#### GIVEN REQUEST
List all lines of the data containing the word "that".

================

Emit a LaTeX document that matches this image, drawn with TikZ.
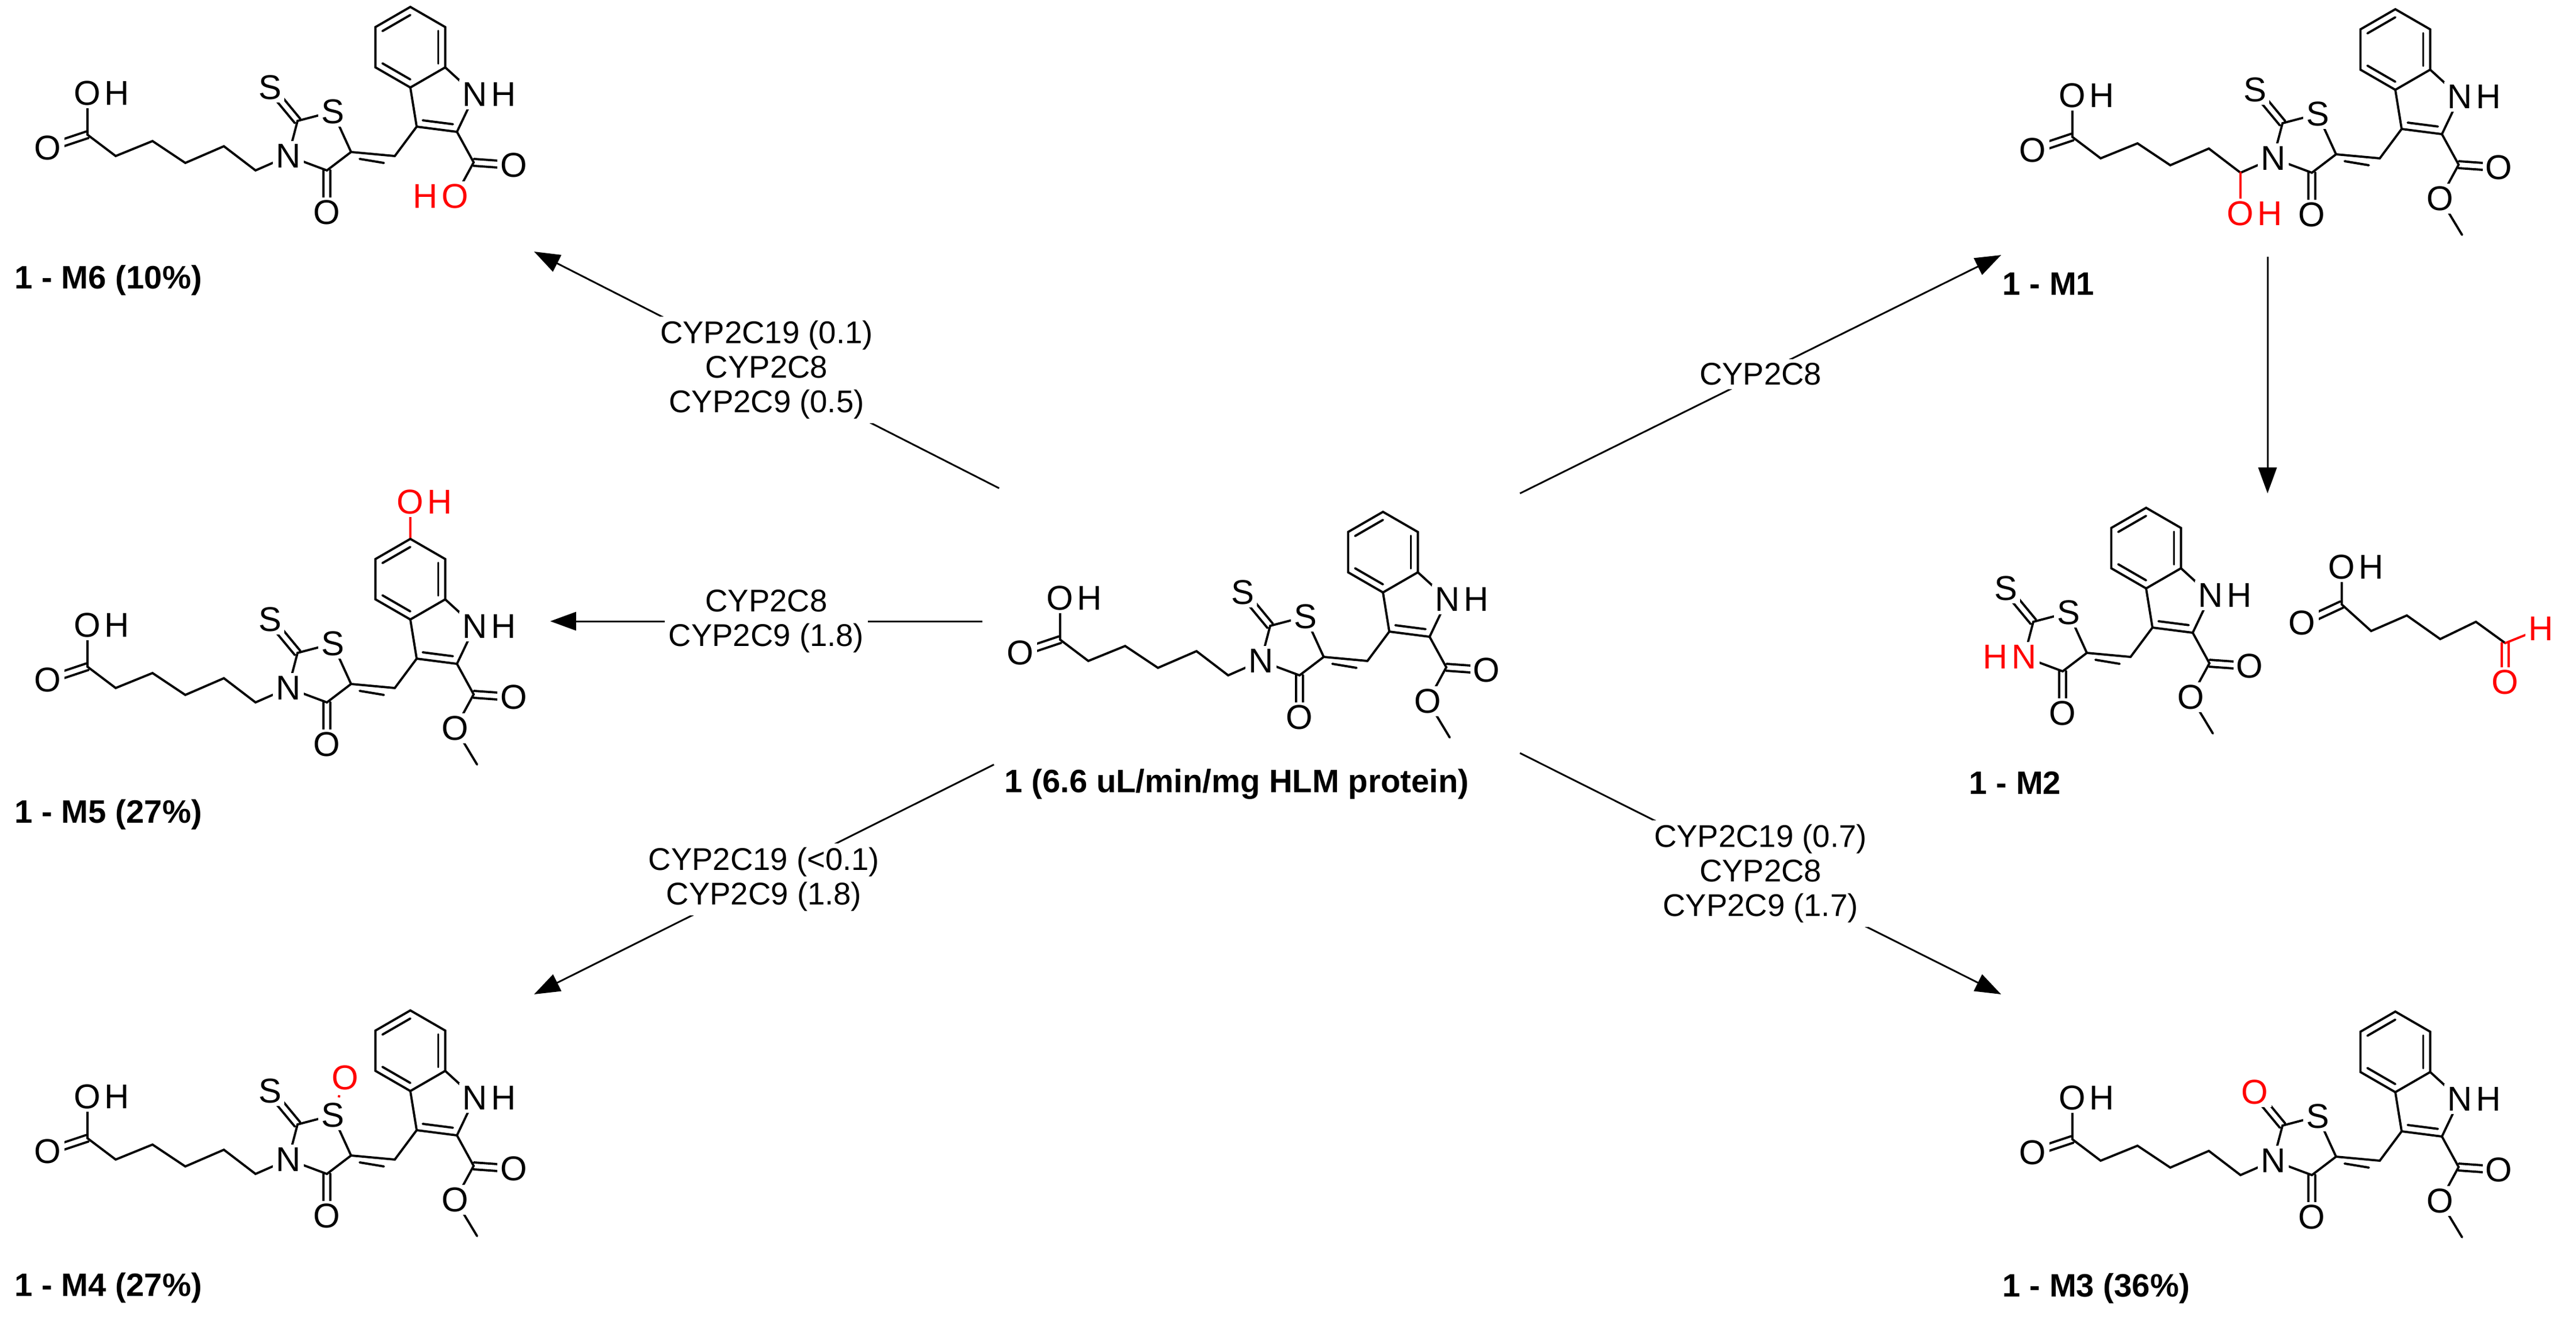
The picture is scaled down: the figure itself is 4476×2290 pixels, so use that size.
\documentclass[tikz,border=0pt]{standalone}
\usepackage{fontspec}
\setmainfont{Liberation Sans}
\usetikzlibrary{calc,arrows.meta}
\tikzset{
  bond/.style={line width=1.1pt,line cap=round},
  rbond/.style={bond,red},
  al/.style={fill=white,inner sep=1.5pt,font=\fontsize{17}{20}\selectfont},
  alh/.style={inner sep=0pt,font=\fontsize{17}{20}\selectfont},
  tag/.style={anchor=west,inner sep=0pt,font=\fontsize{16}{19}\selectfont\bfseries},
  rx/.style={line width=0.85pt,-{Triangle[length=0.45cm,width=0.32cm]}},
  enz/.style={fill=white,align=center,inner sep=2pt,font=\fontsize{15.5}{17}\selectfont}
}
\newcommand\dbl[3][bond]{%
  \draw[#1] ($(#2)!0.06cm!90:(#3)$) -- ($(#3)!0.06cm!-90:(#2)$);
  \draw[#1] ($(#2)!0.06cm!-90:(#3)$) -- ($(#3)!0.06cm!90:(#2)$);}
% #1 extra bonds (chain), #2 thione label, #3 ether part, #4 ring N label
\newcommand\mol[4]{%
  \coordinate (N) at (0,0);
  \coordinate (C2) at (16,-61); \coordinate (Sd) at (-32,-119);
  \coordinate (Sr) at (77,-77); \coordinate (C5) at (109,-7);
  \coordinate (C4) at (67,25); \coordinate (O4) at (67,98);
  \coordinate (CH) at (185,0); \coordinate (C3) at (223,-51);
  \coordinate (C2p) at (293,-42); \coordinate (NHa) at (324,-107);
  \coordinate (Q) at (212,-189);
  \coordinate (C3a) at (212,-119); \coordinate (C7a) at (272.6,-154);
  \coordinate (C4b) at (151.4,-154); \coordinate (C5b) at (151.4,-224);
  \coordinate (C6b) at (212,-259); \coordinate (C7b) at (272.6,-224);
  \coordinate (P5) at (265,-95);
  \coordinate (Cest) at (322,11); \coordinate (Od) at (392,16);
  \coordinate (Oe) at (290,70); \coordinate (Me) at (328,133);
  #1
  \draw[bond] (N)--(C2)--(Sr)--(C5)--(C4)--(N);
  \dbl{C2}{Sd}
  \dbl{C4}{O4}
  \draw[bond] (C5)--(CH)--(C3)--(C2p)--(NHa)--(C7a)--(C3a)--(C3);
  \draw[bond] (124,5)--(166,12);
  \draw[bond] ($(P5)!0.75!(C3)$)--($(P5)!0.75!(C2p)$);
  \draw[bond] (C3a)--(C4b)--(C5b)--(C6b)--(C7b)--(C7a);
  \draw[bond] ($(Q)!0.8!(C5b)$)--($(Q)!0.8!(C6b)$);
  \draw[bond] ($(Q)!0.8!(C7b)$)--($(Q)!0.8!(C7a)$);
  \draw[bond] ($(Q)!0.8!(C3a)$)--($(Q)!0.8!(C4b)$);
  \draw[bond] (C2p)--(Cest)--(Oe);
  \dbl{Cest}{Od}
  \node[al] at (Sd) {#2};
  \node[al] at (Sr) {S};
  \node[al] at (O4) {O};
  \node[al] at (Od) {O};
  \node[al] (nhn) at (NHa) {N};
  \node[alh,anchor=west] at (nhn.east) {H};
  #3
  #4
}
\newcommand\acidchain{%
  \coordinate (Oa) at (-349,-109); \coordinate (C1) at (-349,-37);
  \coordinate (Ol) at (-418,-14);
  \draw[bond] (Oa)--(C1)--(-300,0)--(-236,-26)--(-179,12)--(-112,-17)--(-57,25)--(N);
  \dbl{C1}{Ol}
  \node[al] at (Ol) {O};
  \node[al] (oh) at (Oa) {O};
  \node[alh,anchor=west] at (oh.east) {H};
}
\newcommand\methylester{%
  \draw[bond] (Oe)--(Me);
  \node[al] at (Oe) {O};
}
\newcommand\ringN{\node[al] at (N) {N};}
\begin{document}
\begin{tikzpicture}[x=0.01cm,y=-0.01cm]
\useasboundingbox (0,0) rectangle (4476,2290);
% central
\begin{scope}[shift={(2191,1148)}]
  \mol{\acidchain}{S}{\methylester}{\ringN}
\end{scope}
\node[tag] (lc) at (1745,1362) {1 (6.6 uL/min/mg HLM protein)};
% M6
\begin{scope}[shift={(501,271)}]
  \mol{\acidchain}{S}{\node[al,text=red] (ho) at (Oe) {O};\node[alh,anchor=east,text=red] at (ho.west) {H};}{\ringN}
\end{scope}
\node[tag] (l6) at (25,487) {1 - M6 (10\%)};
% M5
\begin{scope}[shift={(501,1195)}]
  \mol{\acidchain\coordinate (Ox) at (212,-323);\draw[rbond] (212,-259)--(Ox);}{S}{\methylester
    \node[al,text=red] (o5) at (Ox) {O};\node[alh,anchor=west,text=red] at (o5.east) {H};}{\ringN}
\end{scope}
\node[tag] (l5) at (25,1415) {1 - M5 (27\%)};
% M4
\begin{scope}[shift={(501,2014)}]
  \mol{\acidchain\coordinate (Ox) at (99,-142);\draw[red,line width=1.1pt,dotted] (77,-77)--(Ox);}{S}{\methylester
    \node[al,text=red] at (Ox) {O};}{\ringN}
\end{scope}
\node[tag] (l4) at (25,2237) {1 - M4 (27\%)};
% M1
\begin{scope}[shift={(3950,275)}]
  \mol{\acidchain\coordinate (Ox) at (-57,96);\draw[rbond] (-57,25)--(Ox);}{S}{\methylester
    \node[al,text=red] (o1) at (Ox) {O};\node[alh,anchor=west,text=red] at (o1.east) {H};}{\ringN}
\end{scope}
\node[tag] (l1) at (3479,493) {1 - M1};
% M3
\begin{scope}[shift={(3950,2016)}]
  \mol{\acidchain}{\textcolor{red}{O}}{\methylester}{\ringN}
\end{scope}
\node[tag] (l3) at (3479,2238) {1 - M3 (36\%)};
% M2
\begin{scope}[shift={(3517,1141)}]
  \mol{}{S}{\methylester}{\node[al,text=red] (n2) at (N) {N};\node[alh,anchor=east,text=red] at (n2.west) {H};}
\end{scope}
\coordinate (fO) at (4069,985); \coordinate (fC1) at (4069,1050);
\coordinate (fOd) at (4000,1082); \coordinate (fCa) at (4353,1117);
\coordinate (fH) at (4415,1092); \coordinate (fOa) at (4353,1185);
\draw[bond] (fO)--(fC1)--(4120,1096)--(4182,1069)--(4240,1110)--(4302,1080)--(fCa);
\dbl{fC1}{fOd}
\draw[rbond] (fCa)--(fH);
\dbl[rbond]{fCa}{fOa}
\node[al] (fo) at (fO) {O};
\node[alh,anchor=west] at (fo.east) {H};
\node[al] at (fOd) {O};
\node[al,text=red] at (fOa) {O};
\node[al,text=red] at (fH) {H};
\node[tag] (l2) at (3421,1360) {1 - M2};
% arrows
\coordinate (a1s) at (1736,848); \coordinate (a1e) at (928,437);
\coordinate (a2s) at (1707,1079); \coordinate (a2e) at (956,1079);
\coordinate (a3s) at (1727,1328); \coordinate (a3e) at (928,1727);
\coordinate (a4s) at (2641,857); \coordinate (a4e) at (3477,443);
\coordinate (a5s) at (2641,1308); \coordinate (a5e) at (3477,1727);
\coordinate (a6s) at (3940,446); \coordinate (a6e) at (3940,857);
\draw[rx] (a1s) -- node[enz] {CYP2C19 (0.1)\\CYP2C8\\CYP2C9 (0.5)} (a1e);
\draw[rx] (a2s) -- node[enz] {CYP2C8\\CYP2C9 (1.8)} (a2e);
\draw[rx] (a3s) -- node[enz] {CYP2C19 (<0.1)\\CYP2C9 (1.8)} (a3e);
\draw[rx] (a4s) -- node[enz] {CYP2C8} (a4e);
\draw[rx] (a5s) -- node[enz] {CYP2C19 (0.7)\\CYP2C8\\CYP2C9 (1.7)} (a5e);
\draw[rx] (a6s) -- (a6e);
\end{tikzpicture}
\end{document}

================

#### EXERCISE RESULT
Emit a LaTeX document that matches this image, drawn with TikZ.
The picture is scaled down: the figure itself is 4476×2290 pixels, so use that size.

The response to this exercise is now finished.